The story focuses on the jaded Hank Palmer, a hotshot lawyer, who must return home after the death of his mother. While there, his father, a judge in the small town, is suspected of a murder that traces back to one of his older and more controversial cases. While trying to defend his father’s honor, he also reconnects with the family he left years ago.
There’s also a storyline about an old romance with a woman, played by a severely under-utilized Vera Farmiga; a divorce between Hank and his ex-wife; old tensions between Hank and his older brother, played beautifully and with subtlety by Vincent D’Onofrio; and the mystery of Joseph Palmer and his failing memory.
Quite a bit to take in, and with the lackluster direction of Wedding Crashers director David Dobkin, this film doesn’t start in the most confident manner. Tight close-up shots of familial memorabilia fill the frame as the beginning moments open the film, sepia-toned and bathed in sunlight, and then we’re thrust into stock footage of big city life with sweeping overhead shots of towering skyscrapers. It’s jarring, and begins the film with the hurried pace to which we will become accustomed in the following two hours.
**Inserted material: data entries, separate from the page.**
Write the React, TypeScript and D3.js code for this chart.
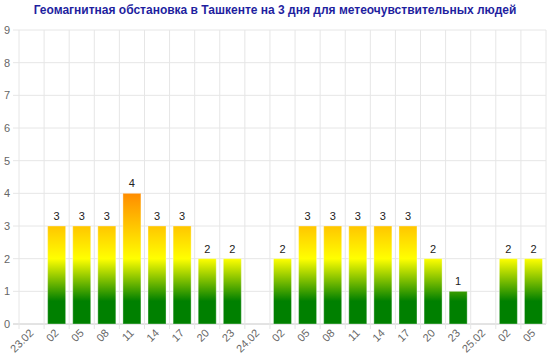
import React from "react";
import { scaleBand, scaleLinear } from "d3";

const title = "Геомагнитная обстановка в Ташкенте на 3 дня для метеочувствительных людей";
const hours = ["23.02", "02", "05", "08", "11", "14", "17", "20", "23", "24.02", "02", "05", "08", "11", "14", "17", "20", "23", "25.02", "02", "05"];
const kp: (number | null)[] = [null, 3, 3, 3, 4, 3, 3, 2, 2, null, 2, 3, 3, 3, 3, 3, 2, 1, null, 2, 2];
const yTicks = [0, 1, 2, 3, 4, 5, 6, 7, 8, 9];

const W = 560;
const H = 359;
const left = 19;
const right = 546;
const top = 30;
const bottom = 324;

const App: React.FC = () => {
  const keys = hours.map((_, i) => String(i));
  const x = scaleBand<string>().domain(keys).range([left, right]).paddingInner(0).paddingOuter(0);
  const y = scaleLinear().domain([0, 9]).range([bottom, top]);
  const bw = 18;

  return (
    <svg width={W} height={H} style={{ position: "absolute", left: 0, top: 0, fontFamily: "Liberation Sans, Arial, sans-serif" }}>
      <defs>
        <linearGradient id="kpGrad" gradientUnits="userSpaceOnUse" x1={0} x2={0} y1={y(0)} y2={y(4)}>
          <stop offset={(0.7 / 4).toString()} stopColor="#008000" />
          <stop offset="0.5" stopColor="#ffff00" />
          <stop offset="1" stopColor="#ff8c00" />
        </linearGradient>
      </defs>
      <rect width={W} height={H} fill="#fff" />
      <text x={275} y={14} textAnchor="middle" fontSize={12} fontWeight="bold" fill="#1f1f9f">
        {title}
      </text>
      {/* grid */}
      {yTicks.map((t) => (
        <line key={"h" + t} x1={13} x2={right} y1={y(t)} y2={y(t)} stroke={t === 0 ? "#c8c8c8" : "#e6e6e6"} />
      ))}
      {keys.map((k) => (
        <line key={"v" + k} x1={x(k)!} x2={x(k)!} y1={top} y2={bottom + 5} stroke="#e6e6e6" />
      ))}
      <line x1={right} x2={right} y1={top} y2={bottom} stroke="#e6e6e6" />
      {yTicks.map((t) => (
        <text key={"yl" + t} x={7} y={y(t)} dy="0.35em" textAnchor="middle" fontSize={11} fill="#666">
          {t}
        </text>
      ))}
      {/* bars */}
      {kp.map((v, i) =>
        v == null ? null : (
          <g key={"b" + i}>
            <rect
              x={x(keys[i])! + x.bandwidth() / 2 - bw / 2}
              y={y(v)}
              width={bw}
              height={bottom - y(v)}
              fill="url(#kpGrad)"
              stroke="rgba(255,255,255,0.35)"
              strokeWidth={1}
            />
            <text x={x(keys[i])! + x.bandwidth() / 2} y={y(v) - 6} textAnchor="middle" fontSize={11} fill="#222">
              {v}
            </text>
          </g>
        )
      )}
      {/* x labels */}
      {hours.map((h, i) => (
        <text
          key={"xl" + i}
          transform={`translate(${x(keys[i])! + x.bandwidth() / 2},${bottom + 7}) rotate(-45)`}
          textAnchor="end"
          dy="0.35em"
          fontSize={11}
          fill="#666"
        >
          {h}
        </text>
      ))}
    </svg>
  );
};

export default App;
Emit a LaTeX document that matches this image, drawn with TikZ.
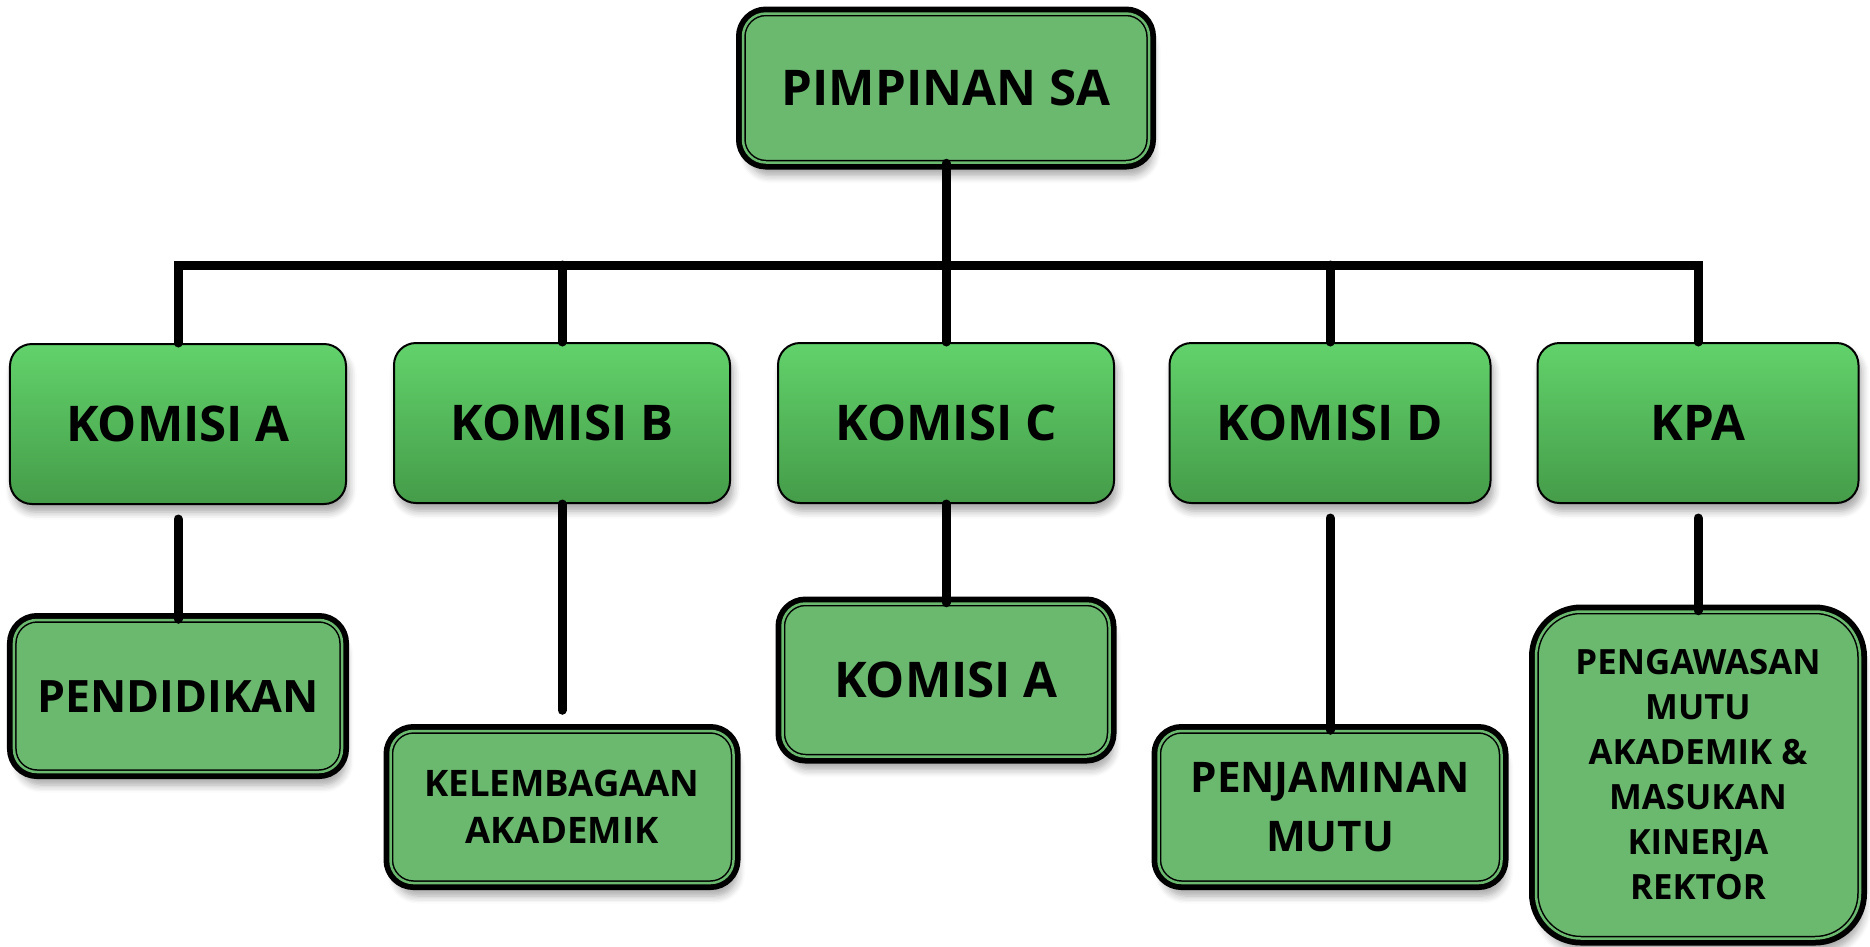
\documentclass[tikz,border=0pt]{standalone}
\usepackage{fontspec}
\setmainfont{Open Sans}
\usetikzlibrary{shadows.blur}

\definecolor{unitgreen}{HTML}{6BB86F}
\definecolor{komtop}{HTML}{62D26B}
\definecolor{kombot}{HTML}{459C49}

\begin{document}
\begin{tikzpicture}[x=1mm,y=-1mm,
  link/.style={line width=.9mm,line cap=round},
  unitbox/.style={rounded corners=2.3mm,fill=unitgreen,draw=black,line width=.15mm,
    double=unitgreen,double distance=.25mm,
    blur shadow={shadow xshift=.4mm,shadow yshift=-1.3mm,shadow opacity=35,shadow blur steps=6},
    preaction={draw=black,line width=1.4mm},
    inner sep=0pt,align=center,font=\bfseries\fontsize{14}{17}\selectfont},
  komisibox/.style={rounded corners=2.2mm,top color=komtop,bottom color=kombot,draw=black,line width=.2mm,
    blur shadow={shadow xshift=.3mm,shadow yshift=-.8mm,shadow opacity=35,shadow blur steps=5},
    minimum width=33.6mm,minimum height=16mm,inner sep=0pt,font=\bfseries\fontsize{14}{17}\selectfont}]
\path[use as bounding box] (0,0) rectangle (187,94.6);

\node[unitbox,minimum width=40.6mm,minimum height=14.9mm] (sa) at (94.6,8.8) {PIMPINAN SA};
\coordinate (bus) at (94.6,26.5);

\node[komisibox] (ka) at (17.8,42.4) {KOMISI A};
\node[komisibox] (kb) at (56.2,42.3) {KOMISI B};
\node[komisibox] (kc) at (94.6,42.3) {KOMISI C};
\node[komisibox,minimum width=32.1mm] (kd) at (133.0,42.3) {KOMISI D};
\node[komisibox,minimum width=32.1mm] (kpa) at (169.8,42.3) {KPA};

\node[unitbox,minimum width=32.8mm,minimum height=15.2mm,font=\bfseries\fontsize{12.7}{15}\selectfont] (pend) at (17.8,69.6) {PENDIDIKAN};
\node[unitbox,minimum width=34.3mm,minimum height=15.2mm,font=\bfseries\fontsize{10.4}{13.4}\selectfont] (kel) at (56.2,80.7) {KELEMBAGAAN\\AKADEMIK};
\node[unitbox,minimum width=32.7mm,minimum height=15.3mm] (ka2) at (94.6,68.0) {KOMISI A};
\node[unitbox,minimum width=34.3mm,minimum height=15.2mm,font=\bfseries\fontsize{12}{17}\selectfont] (pjm) at (133.0,80.7) {PENJAMINAN\\MUTU};
\node[unitbox,rounded corners=4.5mm,minimum width=32.4mm,minimum height=32.7mm,font=\bfseries\fontsize{9.9}{12.8}\selectfont] (pmak) at (169.8,77.5) {PENGAWASAN\\MUTU\\AKADEMIK \&\\MASUKAN\\KINERJA\\REKTOR};

\draw[link] (sa) -- (bus);
\draw[link,line join=miter] (ka.north) -- (ka.north |- bus) -- (kpa.north |- bus) -- (kpa.north);
\foreach \k in {kb,kc,kd}
  \draw[link] (\k.north |- bus) -- (\k.north);

\draw[link,shorten <=1.4mm] (ka) -- (pend);
\draw[link,shorten >=2mm] (kb) -- (kel);
\draw[link] (kc) -- (ka2);
\draw[link,shorten <=1.4mm] (kd) -- (pjm);
\draw[link,shorten <=1.4mm] (kpa) -- (pmak);
\end{tikzpicture}
\end{document}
For a film that stuffs in about as many plot points and as much melodrama and climatic moments as possible, I still left the theater itching for something more – something less exploitative and more cinematic. The biggest misstep that this film took was employing the strategy of throwing everything out in the rough draft, hoping it would stick, and then changing nothing from first draft to final cut.
The Judge is exhibit A of what wasted potential looks like, and just how frustrating it is to see play out. Underneath the moments of overtly sentimental dialogue, the schmaltzy visual metaphors and the five different endings, is a tremendously well done father-son story; it’s too bad it’s bogged down by ten pounds of garbage.
There are about four different storylines here worthy of their own film, but instead are crammed into a 2 ½ hour film. The storyline between Hank and his brother could have been enough to create an interesting dynamic. We could believe that D’Onofrio was the one left behind to take care of a family he genuinely loves, while also lamenting the past and the glories he missed out on, all the while watching his screw-up brother succeed in life with nothing tying him down. It could have focused on the romantic portion and let Downey and Farmiga bring life to a stilted script with their effortless and lived-in chemistry.
However, the real storyline that deserved central focus is that between father and son, and despite the entire premise being wrapped around that dynamic, it’s still in short supply. Downey and Duvall are never better in the film than when they’re verbally sparring with one another, each trying to edge the last word in, each trying to dig the deepest and leave the most harmful wound. These are two resentful men, each believing the other has caused harm to them, each one stubborn and bitter and in no rush for reconciliation. The underlying truth of their destructive relationship is one of the few moments of poignancy in the film, and to watch these two phenomenal performers act against one another is almost worth digging through the rest of the nonsensical storylines to get to. There’s palpable heat behind their words that makes every insult ring true.
Too bad we couldn’t have just watched them, and it’s the disappointment of the “what could have been’s” that had me leaving the theater so frustrated. That and a character who obviously ails from some mental disability, but the film isn’t brave enough to address what it is and instead uses the character as not only a figure of sympathy, but one for cheap laughs and exposition purposes as well. It’s this character and the lopsided tone of the film that makes it already feel dated.
The story is convoluted, and they use just about every cliché in their arsenal. They have Downey giving off his signature quips with his manic and lively energy all the while asking him to anchor the film, which sobers up abruptly. It’s a lot to ask of one film, and despite the failings – and there’s plenty of them, obviously – there’s so much that could have worked that I can’t simply fail it. As I mentioned, there’s a good film here, and you get a sense of just how heartfelt it’s supposed to be. It’s those moments of heart and father and son moments of clarity that keep The Judge from being a downright failure, instead allowing it to be a well-intentioned mess.
I wanted to like The Judge, and I can’t say I did, but I don’t know if I’d write it off all together. The film is released Friday, October 10th.